=== Data lines ===

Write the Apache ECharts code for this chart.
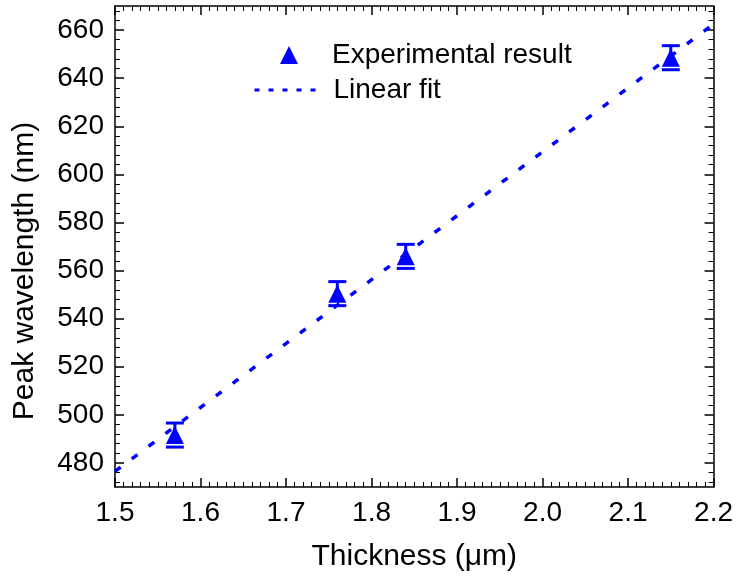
<!DOCTYPE html>
<html>
<head>
<meta charset="utf-8">
<script src="https://cdn.jsdelivr.net/npm/echarts@6/dist/echarts.min.js"></script>
<style>html,body{margin:0;padding:0;background:#fff}#c{width:736px;height:577px}</style>
</head>
<body>
<div id="c"></div>
<script>
const thickness = [1.57, 1.76, 1.84, 2.15];
const peakWavelength = [491.6, 550.4, 565.9, 648.5];
const errorNm = [5, 5, 5, 5];
const fitX = [1.5, 2.2];
const fitY = [476.5, 662.5];
const yMajorTicks = [480, 500, 520, 540, 560, 580, 600, 620, 640, 660];
const yMinorTicks = [472, 476, 484, 488, 492, 496, 504, 508, 512, 516, 524, 528, 532, 536,
  544, 548, 552, 556, 564, 568, 572, 576, 584, 588, 592, 596, 604, 608, 612, 616,
  624, 628, 632, 636, 644, 648, 652, 656, 664, 668];

const FONT = 'Liberation Sans, Arial, sans-serif';
const BLUE = '#0000ff';
const chart = echarts.init(document.getElementById('c'));

const xBase = {
  type: 'value', min: 1.5, max: 2.2, interval: 0.1,
  axisLine: { show: true, lineStyle: { color: '#000', width: 1.5 } },
  axisTick: { show: true, inside: true, length: 9, lineStyle: { color: '#000', width: 1.5 } },
  minorTick: { show: true, splitNumber: 10, length: 5, lineStyle: { color: '#000', width: 1 } },
  splitLine: { show: false }, minorSplitLine: { show: false }
};
const yBase = {
  type: 'value', min: 470, max: 670,
  splitLine: { show: false }
};

const scatterData = thickness.map((x, i) => [x, peakWavelength[i]]);
const errData = thickness.map((x, i) => [x, peakWavelength[i], errorNm[i]]);
const fitData = fitX.map((x, i) => [x, fitY[i]]);

const legendText = { fontFamily: FONT, fontSize: 28, color: '#000', lineHeight: 30 };

chart.setOption({
  animation: false,
  backgroundColor: '#fff',
  textStyle: { fontFamily: FONT },
  grid: { left: 115, right: 21, top: 6, bottom: 90, containLabel: false },
  legend: [
    {
      orient: 'vertical', left: 275, top: 35,
      itemWidth: 18, itemHeight: 18,
      textStyle: Object.assign({}, legendText, { padding: [0, 0, 0, 29] }),
      data: ['Experimental result']
    },
    {
      orient: 'vertical', left: 248, top: 70,
      itemWidth: 67, itemHeight: 18,
      lineStyle: { type: [5, 9], width: 3 },
      itemStyle: { opacity: 0 },
      textStyle: Object.assign({}, legendText, { padding: [0, 0, 0, 7] }),
      data: ['Linear fit']
    }
  ],
  xAxis: [
    Object.assign({}, xBase, {
      position: 'bottom',
      name: 'Thickness (\u03bcm)', nameLocation: 'middle', nameGap: 55,
      nameTextStyle: { fontFamily: FONT, fontSize: 30, color: '#000' },
      axisLabel: { show: true, margin: 12, fontFamily: FONT, fontSize: 28, color: '#000',
        formatter: v => v.toFixed(1) }
    }),
    Object.assign({}, xBase, { position: 'top', axisLabel: { show: false } })
  ],
  yAxis: [
    Object.assign({}, yBase, {
      position: 'left',
      name: 'Peak wavelength (nm)', nameLocation: 'middle', nameGap: 75,
      nameTextStyle: { fontFamily: FONT, fontSize: 30, color: '#000', padding: [0, 49, 0, 0] },
      axisLine: { show: true, lineStyle: { color: '#000', width: 1.5 } },
      axisTick: { show: true, inside: true, length: 9, customValues: yMajorTicks, lineStyle: { color: '#000', width: 1.5 } },
      axisLabel: { show: true, margin: 11, customValues: yMajorTicks, fontFamily: FONT, fontSize: 28, color: '#000' }
    }),
    Object.assign({}, yBase, {
      position: 'right',
      axisLine: { show: true, lineStyle: { color: '#000', width: 1.5 } },
      axisTick: { show: true, inside: true, length: 9, customValues: yMajorTicks, lineStyle: { color: '#000', width: 1.5 } },
      axisLabel: { show: false }
    }),
    Object.assign({}, yBase, {
      position: 'left',
      axisLine: { show: false },
      axisTick: { show: true, inside: true, length: 5, customValues: yMinorTicks, lineStyle: { color: '#000', width: 1 } },
      axisLabel: { show: false }
    }),
    Object.assign({}, yBase, {
      position: 'right',
      axisLine: { show: false },
      axisTick: { show: true, inside: true, length: 5, customValues: yMinorTicks, lineStyle: { color: '#000', width: 1 } },
      axisLabel: { show: false }
    })
  ],
  series: [
    {
      name: 'Linear fit', type: 'line', data: fitData,
      symbol: 'none', z: 2,
      lineStyle: { color: BLUE, width: 3.5, type: [7, 14] },
      itemStyle: { color: BLUE }
    },
    {
      name: 'errorbars', type: 'custom', data: errData, z: 3,
      renderItem: function (params, api) {
        const x = api.value(0), y = api.value(1), e = api.value(2);
        const top = api.coord([x, y + e]);
        const bot = api.coord([x, y - e]);
        const c = api.coord([x, y]);
        const hw = 9;
        const st = { stroke: BLUE, lineWidth: 3 };
        return {
          type: 'group', children: [
            { type: 'line', shape: { x1: top[0] - hw, y1: top[1], x2: top[0] + hw, y2: top[1] }, style: st },
            { type: 'line', shape: { x1: bot[0] - hw, y1: bot[1], x2: bot[0] + hw, y2: bot[1] }, style: st },
            { type: 'line', shape: { x1: c[0], y1: top[1], x2: c[0], y2: c[1] }, style: st }
          ]
        };
      }
    },
    {
      name: 'Experimental result', type: 'scatter', data: scatterData, z: 4,
      symbol: 'triangle', symbolSize: [18, 18],
      itemStyle: { color: BLUE, opacity: 1 }
    }
  ]
});
</script>
</body>
</html>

===

▶ [Task brief]:
Give again exactly the lines running from the beginning of the material above through the line that contains "const chart = echarts.init(document.getElementById('c'));", and leave out every picture.

▶ [Exercise response]:
Write the Apache ECharts code for this chart.
<!DOCTYPE html>
<html>
<head>
<meta charset="utf-8">
<script src="https://cdn.jsdelivr.net/npm/echarts@6/dist/echarts.min.js"></script>
<style>html,body{margin:0;padding:0;background:#fff}#c{width:736px;height:577px}</style>
</head>
<body>
<div id="c"></div>
<script>
const thickness = [1.57, 1.76, 1.84, 2.15];
const peakWavelength = [491.6, 550.4, 565.9, 648.5];
const errorNm = [5, 5, 5, 5];
const fitX = [1.5, 2.2];
const fitY = [476.5, 662.5];
const yMajorTicks = [480, 500, 520, 540, 560, 580, 600, 620, 640, 660];
const yMinorTicks = [472, 476, 484, 488, 492, 496, 504, 508, 512, 516, 524, 528, 532, 536,
  544, 548, 552, 556, 564, 568, 572, 576, 584, 588, 592, 596, 604, 608, 612, 616,
  624, 628, 632, 636, 644, 648, 652, 656, 664, 668];

const FONT = 'Liberation Sans, Arial, sans-serif';
const BLUE = '#0000ff';
const chart = echarts.init(document.getElementById('c'));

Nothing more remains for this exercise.